Jordana Alhante, LCSW
If you're reading this maybe it's your first time looking for a therapist, or you're looking for something more out of your treatment. Either way, one thing is certain: you want to feel differently than you do right now. Maybe you're caught in dreadful thought spirals full of noisy, intrusive dialogue. Maybe you're finding yourself caught in the same patterns over and over again without any real knowledge that they're happening until long after. Whatever it is that you're struggling with, there's room for it in my office.

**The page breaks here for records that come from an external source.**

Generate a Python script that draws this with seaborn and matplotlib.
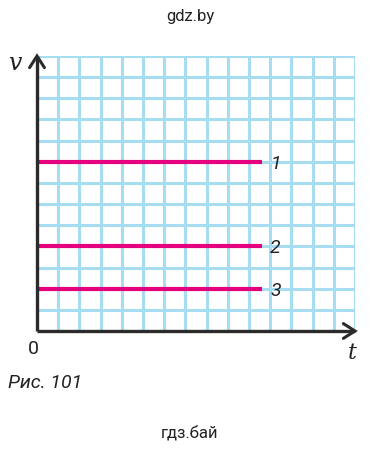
import matplotlib
matplotlib.use("Agg")
import matplotlib.pyplot as plt
import seaborn as sns
import pandas as pd

# data (in grid cells)
labels = ["1", "2", "3"]
speeds = [8, 4, 2]
t_end = 10.6
n_cols = 15
n_rows = 13

rows = []
for lab, v in zip(labels, speeds):
    rows.append({"series": lab, "t": 0.0, "v": v})
    rows.append({"series": lab, "t": t_end, "v": v})
df = pd.DataFrame(rows)

sns.set_style("white")
fig = plt.figure(figsize=(3.8, 4.5), dpi=100)
ax = fig.add_axes([37/380, 1-331/450, (355-37)/380, (331-56)/450])

grid_color = "#a6ddf0"
red = "#e5007e"
axis_color = "#2b2b2b"

ax.set_xlim(0, n_cols)
ax.set_ylim(0, n_rows)
ax.set_xticks(range(0, n_cols + 1))
ax.set_yticks(range(0, n_rows + 1))
ax.grid(True, color=grid_color, linewidth=2.2)
ax.tick_params(length=0, labelbottom=False, labelleft=False)
for s in ax.spines.values():
    s.set_visible(False)

sns.lineplot(data=df, x="t", y="v", units="series", estimator=None,
             color=red, linewidth=3.0, ax=ax, legend=False, solid_capstyle="butt", zorder=3)
for lab, v in zip(labels, speeds):
    ax.text(t_end + 0.4, v - 0.1, lab, fontsize=14, style="italic", color="#222222",
            va="center", ha="left", fontfamily="Roboto")

# axes with arrows
ax.plot([0, 0], [0, n_rows], color=axis_color, lw=2.4, clip_on=False, zorder=4, solid_capstyle="butt")
ax.plot([0, n_cols], [0, 0], color=axis_color, lw=2.4, clip_on=False, zorder=4, solid_capstyle="butt")
ax.plot([-0.35, 0, 0.35], [n_rows - 0.55, n_rows, n_rows - 0.55], color=axis_color, lw=2.2,
        clip_on=False, zorder=5, solid_joinstyle="miter")
ax.plot([n_cols - 0.55, n_cols, n_cols - 0.55], [0.35, 0, -0.35], color=axis_color, lw=2.2,
        clip_on=False, zorder=5, solid_joinstyle="miter")

ax.set_xlabel("")
ax.set_ylabel("")

fig.text(15/380, 1-63/450, "v", fontsize=17, style="italic", fontfamily="DejaVu Serif",
         ha="center", va="center", color="#222222")
fig.text(352/380, 1-353/450, "t", fontsize=16, style="italic", fontfamily="DejaVu Serif",
         ha="center", va="center", color="#222222")
fig.text(33/380, 1-349/450, "0", fontsize=14, fontfamily="Roboto",
         ha="center", va="center", color="#222222")
fig.text(8/380, 1-383/450, "Рис. 101", fontsize=14, style="italic", fontfamily="Roboto",
         ha="left", va="center", color="#222222")
fig.text(190/380, 1-16/450, "gdz.by", fontsize=12, fontfamily="Roboto",
         ha="center", va="center", color="#222222")
fig.text(190/380, 1-433/450, "гдз.бай", fontsize=12, fontfamily="Roboto",
         ha="center", va="center", color="#222222")

fig.savefig("out.png", dpi=100)
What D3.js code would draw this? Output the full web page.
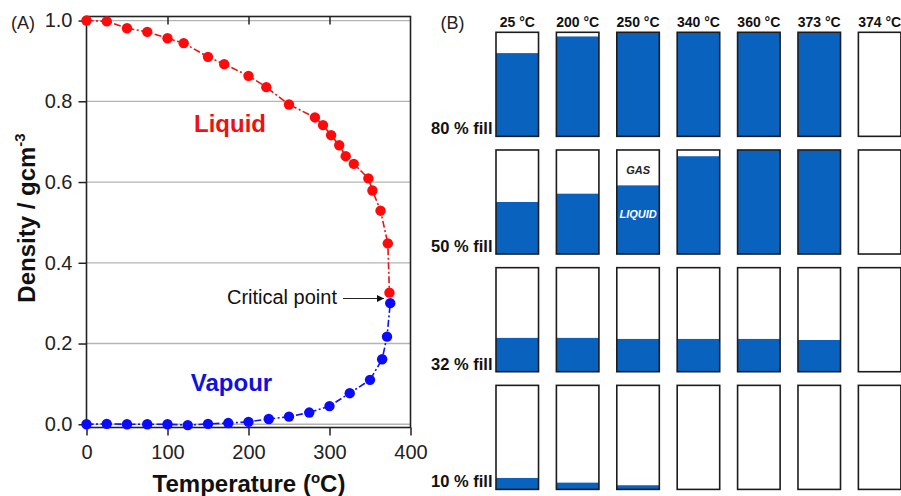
<!DOCTYPE html>
<html>
<head>
<meta charset="utf-8">
<script src="https://cdn.jsdelivr.net/npm/d3@7"></script>
<style>
  html, body { margin: 0; padding: 0; background: #fff; }
  svg { display: block; font-family: "Liberation Sans", Arial, sans-serif; }
</style>
</head>
<body>
<svg id="chart" width="901" height="496"></svg>
<script>
// ---- Panel A: coexistence densities of water ----
const liquidT   = [0, 25, 50, 75, 100, 120, 150, 170, 200, 222, 250, 282, 292, 302, 312, 320, 330, 348, 353, 363, 372, 374];
const liquidRho = [1.0, 0.998, 0.981, 0.972, 0.956, 0.944, 0.910, 0.892, 0.863, 0.835, 0.792, 0.760, 0.741, 0.716, 0.691, 0.664, 0.645, 0.609, 0.579, 0.529, 0.448, 0.326];
const vapourT   = [0, 25, 50, 75, 100, 125, 150, 175, 200, 225, 250, 275, 300, 325, 350, 365, 371, 375];
const vapourRho = [0, 0.001, 0, 0, 0, -0.002, 0.001, 0.003, 0.006, 0.013, 0.019, 0.029, 0.045, 0.077, 0.110, 0.161, 0.217, 0.300];
const xTickValues = [0, 100, 200, 300, 400];
const yTickValues = [0.0, 0.2, 0.4, 0.6, 0.8, 1.0];

// ---- Panel B: vial fill levels (liquid fraction of vial height) ----
const vialTemps  = ["25 °C", "200 °C", "250 °C", "340 °C", "360 °C", "373 °C", "374 °C"];
const fillLabels = ["80 % fill", "50 % fill", "32 % fill", "10 % fill"];
const fill80 = [0.80, 0.96, 1.00, 1.00, 1.00, 1.00, 0];
const fill50 = [0.50, 0.58, 0.66, 0.94, 1.00, 1.00, 0];
const fill32 = [0.325, 0.325, 0.315, 0.315, 0.315, 0.305, 0];
const fill10 = [0.11, 0.065, 0.04, 0, 0, 0, 0];
const fillRows = [fill80, fill50, fill32, fill10];

const svg = d3.select("#chart");

// ================= Panel A =================
const x = d3.scaleLinear().domain([0, 400]).range([86.5, 410.5]);
const y = d3.scaleLinear().domain([-0.008, 1.01]).range([427.5, 16.5]);

const A = svg.append("g");

// horizontal grid
A.append("g").selectAll("line").data(yTickValues).join("line")
  .attr("x1", x(0)).attr("x2", x(400))
  .attr("y1", d => y(d)).attr("y2", d => y(d))
  .attr("stroke", "#b4b4b4").attr("stroke-width", 1.3);

// left axis
const yAxis = A.append("g").attr("transform", `translate(${x(0)},0)`)
  .call(d3.axisLeft(y).tickValues(yTickValues).tickFormat(d3.format(".1f")).tickSize(8).tickPadding(6));
// bottom axis
const xAxis = A.append("g").attr("transform", `translate(0,${y.range()[0]})`)
  .call(d3.axisBottom(x).tickValues(xTickValues).tickSize(8).tickPadding(9));
// top axis, inward ticks, no labels
const tAxis = A.append("g").attr("transform", `translate(0,${y.range()[1]})`)
  .call(d3.axisBottom(x).tickValues([100, 200, 300]).tickSize(8).tickFormat(""));

[yAxis, xAxis, tAxis].forEach(g => {
  g.select(".domain").remove();
  g.selectAll(".tick line").attr("stroke", "#222").attr("stroke-width", 1.5);
  g.selectAll(".tick text").attr("fill", "#222").style("font-size", "20px")
    .style("font-family", "'Liberation Sans', Arial, sans-serif");
});

// frame
A.append("rect")
  .attr("x", x(0)).attr("y", y.range()[1])
  .attr("width", x(400) - x(0)).attr("height", y.range()[0] - y.range()[1])
  .attr("fill", "none").attr("stroke", "#222").attr("stroke-width", 1.6);

const line = d3.line().x(d => x(d[0])).y(d => y(d[1]));
const liquid = liquidT.map((t, i) => [t, liquidRho[i]]);
const vapour = vapourT.map((t, i) => [t, vapourRho[i]]);

A.append("path").datum(liquid).attr("d", line)
  .attr("fill", "none").attr("stroke", "#ee1111").attr("stroke-width", 1.6)
  .attr("stroke-dasharray", "7,2.5,2,2.5");
A.append("path").datum(vapour).attr("d", line)
  .attr("fill", "none").attr("stroke", "#1111ee").attr("stroke-width", 1.6)
  .attr("stroke-dasharray", "7,2.5,2,2.5");

A.append("g").selectAll("circle").data(liquid).join("circle")
  .attr("cx", d => x(d[0])).attr("cy", d => y(d[1])).attr("r", 5.2)
  .attr("fill", "#ff0a0a");
A.append("g").selectAll("circle").data(vapour).join("circle")
  .attr("cx", d => x(d[0])).attr("cy", d => y(d[1])).attr("r", 5.2)
  .attr("fill", "#0a0aff");

// phase labels
A.append("text").attr("x", 230).attr("y", 131.5).attr("text-anchor", "middle")
  .attr("fill", "#ee1111").style("font-size", "24px").style("font-weight", "bold").text("Liquid");
A.append("text").attr("x", 231.5).attr("y", 390.5).attr("text-anchor", "middle")
  .attr("fill", "#1111dd").style("font-size", "24px").style("font-weight", "bold").text("Vapour");

// critical point annotation
svg.append("defs").append("marker")
  .attr("id", "arrowHead").attr("viewBox", "0 0 10 10")
  .attr("refX", 10).attr("refY", 5).attr("markerWidth", 7).attr("markerHeight", 7)
  .attr("markerUnits", "userSpaceOnUse").attr("orient", "auto")
  .append("path").attr("d", "M0,0 L10,5 L0,10 z").attr("fill", "#111");
A.append("text").attr("x", 337).attr("y", 304).attr("text-anchor", "end")
  .attr("fill", "#111").style("font-size", "20px").text("Critical point");
A.append("line").attr("x1", 343).attr("x2", 384)
  .attr("y1", 298.5).attr("y2", 298.5)
  .attr("stroke", "#222").attr("stroke-width", 1.2).attr("marker-end", "url(#arrowHead)");

// axis titles
const xt = A.append("text").attr("x", 249).attr("y", 491.5).attr("text-anchor", "middle")
  .attr("fill", "#111").style("font-size", "24px").style("font-weight", "bold");
xt.append("tspan").text("Temperature (");
xt.append("tspan").attr("dy", -9).style("font-size", "15px").text("o");
xt.append("tspan").attr("dy", 9).text("C)");

const yt = A.append("text").attr("transform", "translate(35,218) rotate(-90)")
  .attr("text-anchor", "middle").attr("fill", "#111")
  .style("font-size", "24px").style("font-weight", "bold");
yt.append("tspan").text("Density / gcm");
yt.append("tspan").attr("dy", -10).style("font-size", "15px").text("-3");

A.append("text").attr("x", 11).attr("y", 29).attr("fill", "#222")
  .style("font-size", "18px").text("(A)");

// ================= Panel B =================
const B = svg.append("g");
const col = d3.scaleBand().domain(vialTemps).range([496, 900.9]).paddingInner(0.296).paddingOuter(0);
const row = d3.scaleBand().domain(fillLabels).range([32.3, 489.4]).paddingInner(0.116).paddingOuter(0);
const vw = col.bandwidth(), vh = row.bandwidth();

B.append("text").attr("x", 440.5).attr("y", 29).attr("fill", "#222")
  .style("font-size", "18px").text("(B)");

B.append("g").selectAll("text").data(vialTemps).join("text")
  .attr("x", d => col(d) + vw / 2).attr("y", 26.5).attr("text-anchor", "middle")
  .attr("fill", "#111").style("font-size", "14px").style("font-weight", "bold").text(d => d);

B.append("g").selectAll("text").data(fillLabels).join("text")
  .attr("x", 492.5).attr("y", d => row(d) + vh - 2).attr("text-anchor", "end")
  .attr("fill", "#111").style("font-size", "16.5px").style("font-weight", "bold").text(d => d);

const cells = [];
fillLabels.forEach((r, ri) => vialTemps.forEach((c, ci) => cells.push({ r, c, f: fillRows[ri][ci] })));

const cellG = B.append("g").selectAll("g").data(cells).join("g")
  .attr("transform", d => `translate(${col(d.c)},${row(d.r)})`);
cellG.append("rect").attr("width", vw).attr("height", vh).attr("fill", "#fff");
cellG.append("rect")
  .attr("y", d => vh * (1 - d.f)).attr("width", vw).attr("height", d => vh * d.f)
  .attr("fill", "#0a62bf");
cellG.append("rect").attr("width", vw).attr("height", vh)
  .attr("fill", "none").attr("stroke", "#1c1c1c").attr("stroke-width", 1.6);

// phase labels inside the 50 % / 250 °C vial
const gx = col("250 °C") + vw / 2, gy = row("50 % fill");
B.append("text").attr("x", gx).attr("y", gy + 24).attr("text-anchor", "middle")
  .attr("fill", "#222").style("font-size", "11px").style("font-weight", "bold")
  .style("font-style", "italic").text("GAS");
B.append("text").attr("x", gx).attr("y", gy + 68).attr("text-anchor", "middle")
  .attr("fill", "#fff").style("font-size", "11px").style("font-weight", "bold")
  .style("font-style", "italic").text("LIQUID");
</script>
</body>
</html>
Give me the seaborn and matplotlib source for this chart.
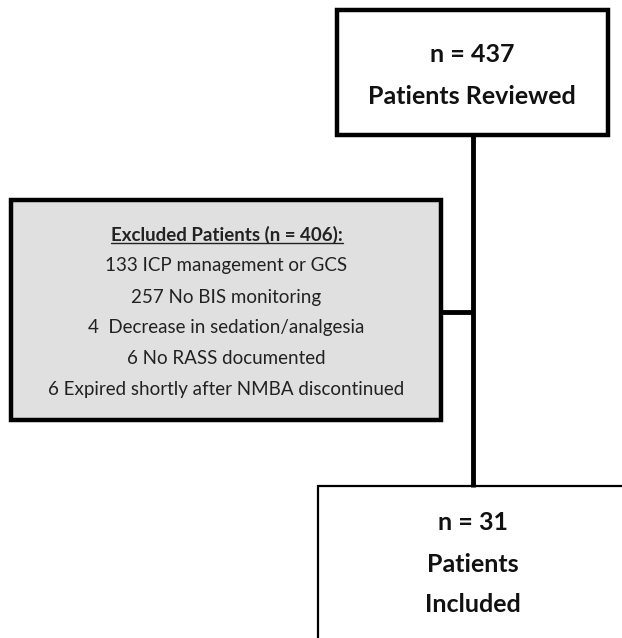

I pride myself on engaging my patients in thoughtful, deep work to help them better understand themselves. While much of the modern landscape focuses on quick-fix protocols and symptom reduction (especially for anxiety management), I believe that true transformation requires us to look underneath the surface. My work is grounded in the belief that your anxieties, patterns, and obsessions deserve curiosity and meaning making so that the things in your head no longer need to feel so scary.
We don't just work to stop the obsession. We work to understand why the mind needed it in the first place.
My clinical background includes extensive experience in evidence-based modalities designed to target the mechanics of OCD and anxiety. However, I found that focusing solely on the "mechanics" often left the person behind. Today, my practice is a synthesis of that rigorous understanding and the depth of psychoanalytic psychotherapy. What that means is that we don't just work to stop the obsession; we work to understand why the mind needed it in the first place. This transition allows for a more expansive kind of healing; one that isn't just about feeling "less anxious," but about feeling more alive, more integrated, and more fully yourself.
I am a Licensed Clinical Social Worker (LCSW) in New York, currently in my second year of psychoanalytic training at the American Institute for Psychoanalysis (AIP).